Black Girls are Taught to be Silent - Says Author Kiarra Boulware, Announces Book Release Event
Every morning the world wakes up and checks the news to have a quick peek at the current affairs of the world. Almost everything gets covered but there is one topic that fails to get major coverage. Almost from the age of 12-17, suicide rates among black girls have alarmingly increased in the last decade. And sadly journalists haven't been able to cover that as much as they cover other cases of anxiety and depression.
East Baltimore native Kiarra has been working on this theme for quite some time, gathering information about the same as the community speaks up. As the people of color face one atrocity after another, the silence of black girls is one of those issues which doesn't get spoken about a lot.

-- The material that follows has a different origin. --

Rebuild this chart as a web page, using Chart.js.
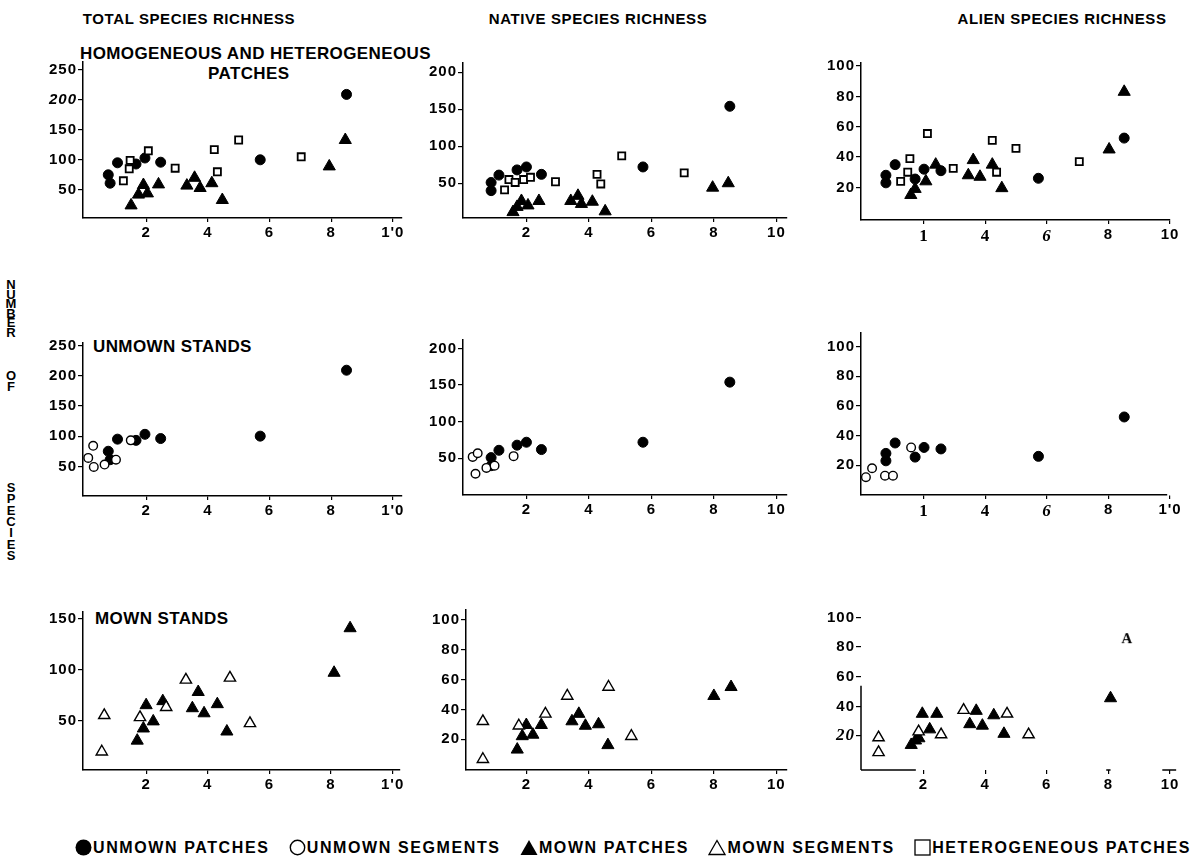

Accordingly, she says that journalists who have covered these stories report that most parents are reluctant to allow them to talk to their daughters alone. The journalist's theory includes the possibility that the parents being present keeps the child from being completely honest. However, the black girls who journalists are granted permission to speak with alone, aren't forthcoming either.
"A close friend of mine's opinion is that black girls are taught to be strong, enduring, and resilient. Therefore, if they discuss the things that are bothering them, it will make them feel vulnerable, which goes against what they believe. Respectfully, I disagree."as quoted by Author Kiarra Boulware.
The author also adds that black girls have been taught to stay silent and that ensures the deep secrets of families. Every other minute one black girl is suffering by experiencing life-changing traumas like sexual abuse, physical assault, peer pressure, favoritism, and this list only keeps getting longer. The mission of this book is to shun the abuse and make life a little easier by letting all black girls know that they aren't alone and there is always hope.
This event is a platform for brave black women to share their stories to help produce strength and hope in others. They will radiate open-mindedness while experiencing healing and unity. They will discover that they are more alike than they are different. This book, series, and event are aimed toward black girls aged 13 and above, although it is open to people of all ages, genders, and races.